I use a tool called Magic Light Probes to place these automatically in my scene, but that’s another paid addon that I’m sure people can live without. When placing light probes, ensure that you have them anywhere that light changes. If you go from a light area to a dark area, put light probes on both sides of the transition. This way, moving objects that have lighting projected onto them won’t stay light when they go into dark and vice versa. That’s the basic idea of placing light probes. You don’t need 100 probes in an area with absolutely no lighting changes.

After light probes leaves one last thing that’s very important - Reflection Probes. These are easier to deal with as they’re basically just a movable Box Collider.

When using Reflection Probes, ensure that Box Projection is on when the Probe is meant to be used in an indoor space. This will make the look of the reflection on reflective objects correct itself based on your position in the probe. The only other important feature is Importance. You can change the influence a probe has on it’s surroundings by changing this number. This way, you can have overlapping probes with varying importances, so there’s a fallback probe with the lowest importance if you’re not in an area with a higher importance probe.

Ensure that there are Reflection Probes everywhere in your scene that needs them. If you’re in an outdoor scene, you won’t need them everywhere, since the environment reflection from the Skylight and the Skybox will do all the heavy lifting. But if you’re handling an indoor scene, you’ll have to have reflection probes anywhere, because if there’s just a black Skybox or normal Skybox in an indoor scene, the reflections will look wonky and not realistic.

After you’ve set up your Light Probes and Reflection Probes, there are buttons in the Bakery tab to bake them individually. Or, you can bake Light Probes along with the whole scene by pressing the Render button. However, Reflection Probes are always baked separately. When all this is baked, you should be completely done with baking lights for your scene, and things should look great.

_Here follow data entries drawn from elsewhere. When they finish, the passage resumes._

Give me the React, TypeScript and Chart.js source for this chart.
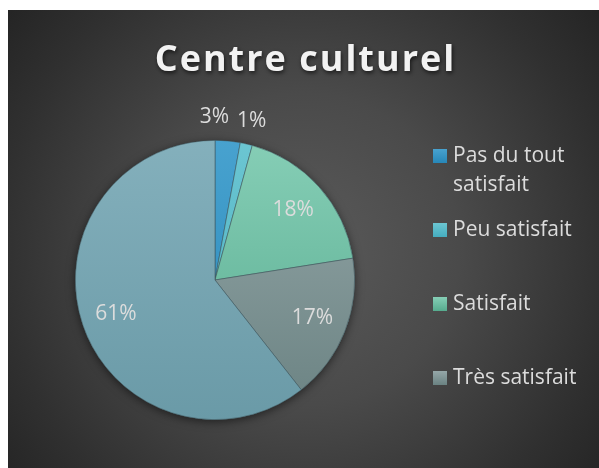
import React, { useEffect, useRef } from 'react';
import { Chart, registerables } from 'chart.js';

Chart.register(...registerables);

// ---- data ----
const chartTitle = 'Centre culturel';
const categories = ['Pas du tout satisfait', 'Peu satisfait', 'Satisfait', 'Très satisfait', 'Sans avis'];
const shares = [2.9, 1.4, 18.2, 16.9, 60.6];
const topColors = ['#48a2cf', '#6cc6d2', '#86ceb6', '#95a7a8', '#84b0bc'];
const bottomColors = ['#2787b8', '#45adbf', '#56ab8e', '#6a8282', '#6a9aa7'];
// the legend box of the original only had room for the first four entries
const legendCount = 4;

const FONT = '"Open Sans", "Noto Sans", sans-serif';

function sliceFill(ctx: any, i: number) {
  const chart = ctx.chart;
  const area = chart.chartArea;
  if (!area) return bottomColors[i];
  const g = chart.ctx.createLinearGradient(0, area.top, 0, area.bottom);
  g.addColorStop(0, topColors[i]);
  g.addColorStop(1, bottomColors[i]);
  return g;
}

function wrapText(ctx: CanvasRenderingContext2D, text: string, maxW: number): string[] {
  const words = text.split(' ');
  const lines: string[] = [];
  let cur = '';
  for (const w of words) {
    const t = cur ? cur + ' ' + w : w;
    if (ctx.measureText(t).width > maxW && cur) {
      lines.push(cur);
      cur = w;
    } else cur = t;
  }
  if (cur) lines.push(cur);
  return lines;
}

const decorPlugin = {
  id: 'decor',
  beforeDraw(chart: any) {
    const { ctx, width, height } = chart;
    ctx.save();
    const cx = width / 2;
    const cy = height / 2 + 10;
    const g = ctx.createRadialGradient(cx, cy, 0, cx, cy, 390);
    g.addColorStop(0, '#5a5a5a');
    g.addColorStop(0.4, '#4a4a4a');
    g.addColorStop(0.78, '#303030');
    g.addColorStop(1, '#232323');
    ctx.fillStyle = g;
    ctx.fillRect(0, 0, width, height);

    // title
    ctx.font = `bold 36px ${FONT}`;
    (ctx as any).letterSpacing = '2px';
    ctx.textAlign = 'center';
    ctx.textBaseline = 'alphabetic';
    ctx.shadowColor = 'rgba(0,0,0,0.65)';
    ctx.shadowBlur = 4;
    ctx.shadowOffsetX = 1;
    ctx.shadowOffsetY = 2;
    ctx.fillStyle = '#f2f2f2';
    ctx.fillText(chartTitle, width / 2 + 2, 61);
    ctx.restore();
  },
  beforeDatasetsDraw(chart: any) {
    const meta = chart.getDatasetMeta(0);
    const arc = meta.data[0];
    if (!arc) return;
    const { ctx } = chart;
    ctx.save();
    ctx.shadowColor = 'rgba(0,0,0,0.55)';
    ctx.shadowBlur = 10;
    ctx.shadowOffsetY = 2;
    ctx.fillStyle = '#6a9aa7';
    ctx.beginPath();
    ctx.arc(arc.x, arc.y, arc.outerRadius, 0, Math.PI * 2);
    ctx.fill();
    ctx.restore();
  },
  afterDatasetsDraw(chart: any) {
    const { ctx } = chart;
    const meta = chart.getDatasetMeta(0);
    const data: number[] = chart.data.datasets[0].data;
    const total = data.reduce((a, b) => a + b, 0);
    ctx.save();
    ctx.font = `21px ${FONT}`;
    ctx.textAlign = 'center';
    ctx.textBaseline = 'middle';
    ctx.fillStyle = '#dcdcdc';
    const labels: { x: number; y: number; text: string; w: number; outside: boolean }[] = [];
    meta.data.forEach((arc: any, i: number) => {
      const pct = (data[i] / total) * 100;
      const text = Math.round(pct) + '%';
      const mid = (arc.startAngle + arc.endAngle) / 2;
      const outside = pct < 5;
      const r = outside ? arc.outerRadius + 24 : arc.outerRadius * 0.75;
      labels.push({
        x: arc.x + Math.cos(mid) * r,
        y: arc.y + Math.sin(mid) * r,
        text,
        w: ctx.measureText(text).width,
        outside,
      });
    });
    // resolve overlap between neighbouring outside labels
    for (let i = labels.length - 2; i >= 0; i--) {
      const a = labels[i];
      const b = labels[i + 1];
      if (a.outside && b.outside) {
        const need = (a.w + b.w) / 2 + 8;
        if (b.x - a.x < need && Math.abs(b.y - a.y) < 20) a.x = b.x - need;
      }
    }
    labels.forEach((l) => ctx.fillText(l.text, l.x, l.y));
    ctx.restore();
  },
  afterDraw(chart: any) {
    const { ctx } = chart;
    const x0 = 425;
    const y0 = 146;
    const step = 74;
    const sq = 14;
    const lineH = 29;
    ctx.save();
    ctx.font = `21px ${FONT}`;
    ctx.textAlign = 'left';
    ctx.textBaseline = 'middle';
    const names: string[] = chart.data.labels;
    names.slice(0, legendCount).forEach((name, i) => {
      const y = y0 + i * step;
      const g = ctx.createLinearGradient(0, y - sq / 2, 0, y + sq / 2);
      g.addColorStop(0, topColors[i]);
      g.addColorStop(1, bottomColors[i]);
      ctx.fillStyle = g;
      ctx.fillRect(x0, y - sq / 2, sq, sq);
      ctx.fillStyle = '#dcdcdc';
      const lines = wrapText(ctx, name, 140);
      lines.forEach((ln, j) => ctx.fillText(ln, x0 + 20, y + j * lineH));
    });
    ctx.restore();
  },
};

export default function App() {
  const ref = useRef<HTMLCanvasElement>(null);
  useEffect(() => {
    if (!ref.current) return;
    const chart = new Chart(ref.current, {
      type: 'pie',
      data: {
        labels: categories,
        datasets: [
          {
            data: shares,
            backgroundColor: (c: any) => sliceFill(c, c.dataIndex),
            borderColor: 'rgba(60,80,85,0.7)',
            borderWidth: 0.75,
          },
        ],
      },
      options: {
        animation: false,
        responsive: false,
        maintainAspectRatio: false,
        layout: { padding: { left: 67, right: 244, top: 130, bottom: 48 } },
        plugins: {
          legend: { display: false },
          title: { display: false },
          tooltip: { enabled: false },
        },
      },
      plugins: [decorPlugin],
    } as any);
    return () => chart.destroy();
  }, []);
  return (
    <div style={{ position: 'absolute', left: 8, top: 10, width: 591, height: 458 }}>
      <canvas ref={ref} width={591} height={458} style={{ display: 'block' }} />
    </div>
  );
}
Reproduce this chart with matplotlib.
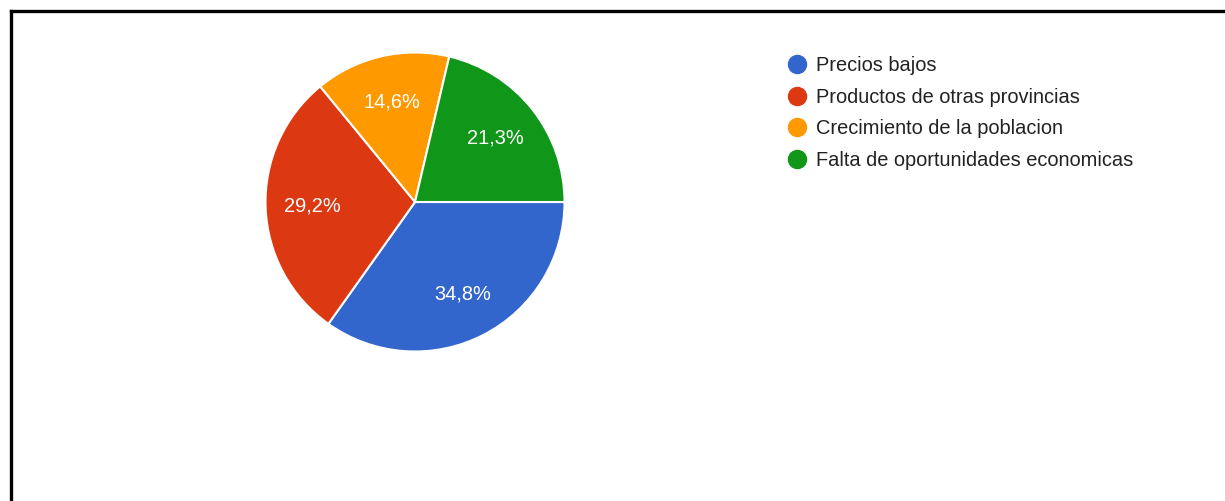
import matplotlib.pyplot as plt
from matplotlib.lines import Line2D

plt.rcParams['font.family'] = ['Liberation Sans', 'DejaVu Sans']

categorias = ['Precios bajos', 'Productos de otras provincias',
              'Crecimiento de la poblacion', 'Falta de oportunidades economicas']
porcentajes = [34.8, 29.2, 14.6, 21.3]
colores = ['#3366CC', '#DC3912', '#FF9900', '#109618']

W, H = 1225, 501
fig = plt.figure(figsize=(W / 100, H / 100), dpi=100)

# marco negro (solo se ven el borde superior e izquierdo)
fig.add_artist(Line2D([10.5 / W, 1.0], [1 - 11 / H, 1 - 11 / H], color='black', lw=2.4,
                      transform=fig.transFigure))
fig.add_artist(Line2D([10.5 / W, 10.5 / W], [1 - 11 / H, 0.0], color='black', lw=2.4,
                      transform=fig.transFigure))

cx, cy, r = 415, 202, 151
ax = fig.add_axes([(cx - r) / W, (H - cy - r) / H, 2 * r / W, 2 * r / H])
wedges, texts, autotexts = ax.pie(
    porcentajes, colors=colores, startangle=0, counterclock=False,
    autopct=lambda p: f'{p:.1f}%'.replace('.', ','), pctdistance=0.69,
    wedgeprops=dict(edgecolor='white', linewidth=1.5),
    textprops=dict(color='white', fontsize=14.4))
ax.set_xlim(-1.01, 1.01)
ax.set_ylim(-1.01, 1.01)
ax.set_aspect('equal')
ax.axis('off')

handles = [Line2D([], [], marker='o', linestyle='none', markersize=13,
                  markerfacecolor=c, markeredgecolor=c) for c in colores]
fig.legend(handles, categorias, loc='upper left',
           bbox_to_anchor=(787 / W, 1 - 56 / H), frameon=False,
           fontsize=14.4, labelspacing=0.63, handlelength=1.0, handletextpad=0.45,
           borderaxespad=0, borderpad=0, labelcolor='#222222')

fig.savefig('out.png', dpi=100, facecolor='white')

When exporting your scene with this lighting, there may be more things you have to do to make your map look good on all platforms. Lightmap compression is a big thing that you might have to deal with when looking at exporting for Quest.

This video demonstrates what happens when you leave lightmap compression to it’s default for Android platforms.

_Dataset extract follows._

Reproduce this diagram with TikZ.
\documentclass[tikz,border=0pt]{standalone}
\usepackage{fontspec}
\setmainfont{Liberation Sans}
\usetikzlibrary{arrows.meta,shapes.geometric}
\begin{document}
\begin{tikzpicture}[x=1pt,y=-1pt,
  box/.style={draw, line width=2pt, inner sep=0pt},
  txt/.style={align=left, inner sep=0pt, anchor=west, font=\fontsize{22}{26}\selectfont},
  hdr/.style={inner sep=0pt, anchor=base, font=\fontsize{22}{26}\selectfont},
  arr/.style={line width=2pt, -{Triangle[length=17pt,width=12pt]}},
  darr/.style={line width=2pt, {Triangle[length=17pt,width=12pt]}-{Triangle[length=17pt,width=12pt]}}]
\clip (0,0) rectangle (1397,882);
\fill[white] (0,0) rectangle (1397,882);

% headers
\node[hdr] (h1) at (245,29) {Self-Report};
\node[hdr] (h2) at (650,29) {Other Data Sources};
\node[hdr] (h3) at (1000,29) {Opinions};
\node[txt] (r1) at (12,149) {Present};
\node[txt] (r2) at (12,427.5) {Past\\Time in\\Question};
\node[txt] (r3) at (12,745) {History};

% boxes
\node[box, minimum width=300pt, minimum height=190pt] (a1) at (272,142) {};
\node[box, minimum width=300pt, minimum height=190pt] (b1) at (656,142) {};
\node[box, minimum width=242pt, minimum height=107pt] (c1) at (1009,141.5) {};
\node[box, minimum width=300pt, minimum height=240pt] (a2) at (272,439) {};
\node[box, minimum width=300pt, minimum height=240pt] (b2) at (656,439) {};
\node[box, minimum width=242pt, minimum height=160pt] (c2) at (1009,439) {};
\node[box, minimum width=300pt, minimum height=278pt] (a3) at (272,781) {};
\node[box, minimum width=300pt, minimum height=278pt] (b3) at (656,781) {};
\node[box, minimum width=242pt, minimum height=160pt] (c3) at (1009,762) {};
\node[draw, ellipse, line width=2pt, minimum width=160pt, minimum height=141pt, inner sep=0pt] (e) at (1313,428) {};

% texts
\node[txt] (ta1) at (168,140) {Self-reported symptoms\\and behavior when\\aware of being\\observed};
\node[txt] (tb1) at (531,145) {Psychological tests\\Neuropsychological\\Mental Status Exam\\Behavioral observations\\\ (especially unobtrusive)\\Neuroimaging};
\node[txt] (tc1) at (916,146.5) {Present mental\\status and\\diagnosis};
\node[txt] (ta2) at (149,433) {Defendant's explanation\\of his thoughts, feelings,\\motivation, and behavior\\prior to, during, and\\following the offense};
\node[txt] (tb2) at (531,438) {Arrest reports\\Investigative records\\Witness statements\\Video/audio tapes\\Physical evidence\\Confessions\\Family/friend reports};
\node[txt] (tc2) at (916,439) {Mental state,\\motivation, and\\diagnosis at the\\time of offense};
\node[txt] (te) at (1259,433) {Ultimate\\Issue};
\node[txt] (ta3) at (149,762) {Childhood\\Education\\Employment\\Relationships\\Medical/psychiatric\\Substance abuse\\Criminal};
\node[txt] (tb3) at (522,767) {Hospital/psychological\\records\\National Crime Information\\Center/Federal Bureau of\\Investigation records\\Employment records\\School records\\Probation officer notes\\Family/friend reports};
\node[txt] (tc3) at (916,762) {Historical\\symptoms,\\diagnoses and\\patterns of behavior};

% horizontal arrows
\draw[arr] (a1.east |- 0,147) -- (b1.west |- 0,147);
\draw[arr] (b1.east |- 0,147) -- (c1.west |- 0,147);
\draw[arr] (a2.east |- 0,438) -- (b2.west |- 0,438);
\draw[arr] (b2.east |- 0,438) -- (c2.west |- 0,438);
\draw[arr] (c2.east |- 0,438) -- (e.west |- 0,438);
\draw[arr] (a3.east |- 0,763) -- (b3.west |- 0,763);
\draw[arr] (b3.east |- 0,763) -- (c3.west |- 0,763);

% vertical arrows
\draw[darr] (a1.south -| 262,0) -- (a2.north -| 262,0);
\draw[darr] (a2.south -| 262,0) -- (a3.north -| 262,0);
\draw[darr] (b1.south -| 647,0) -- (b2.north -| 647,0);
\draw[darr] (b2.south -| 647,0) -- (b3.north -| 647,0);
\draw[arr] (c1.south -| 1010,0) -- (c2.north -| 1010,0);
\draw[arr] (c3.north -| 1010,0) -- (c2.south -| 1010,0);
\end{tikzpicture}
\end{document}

To fix this, the Bakery GPU Lightmapper Wiki has a neat guide:

In Player Settings, set Lightmap Encoding to **High Quality**.

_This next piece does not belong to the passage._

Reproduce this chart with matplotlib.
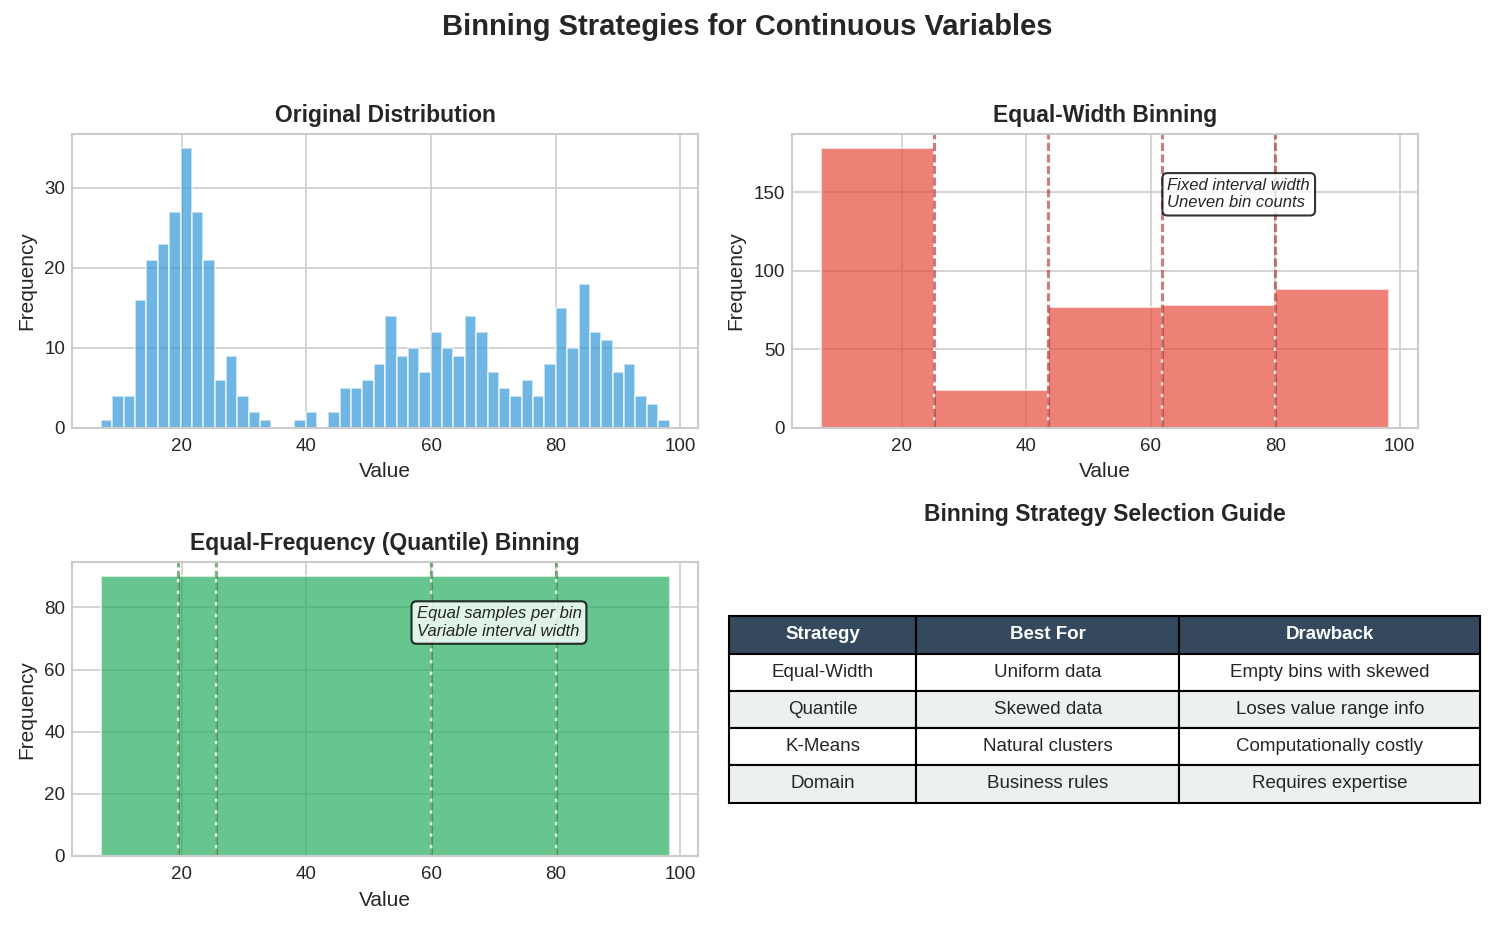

If your target devices support ASTC compression, make sure it is enabled in Build settings. PVRTC is also a good choice, although it is mostly supported on iOS devices. ETC compression gives poor results for lightmaps.

If above solutions are not enough, select lightmap assets and set texture compression quality to **High** or **None** (try both).

Note that setting it to None will use more video memory on the device.

This should fix the issues demonstrated in the above video. There’s more that I can explain about this wonderful tool, and by extension, lighting, at a later point. This is a good stopping point for now, and should cover everything to my knowledge.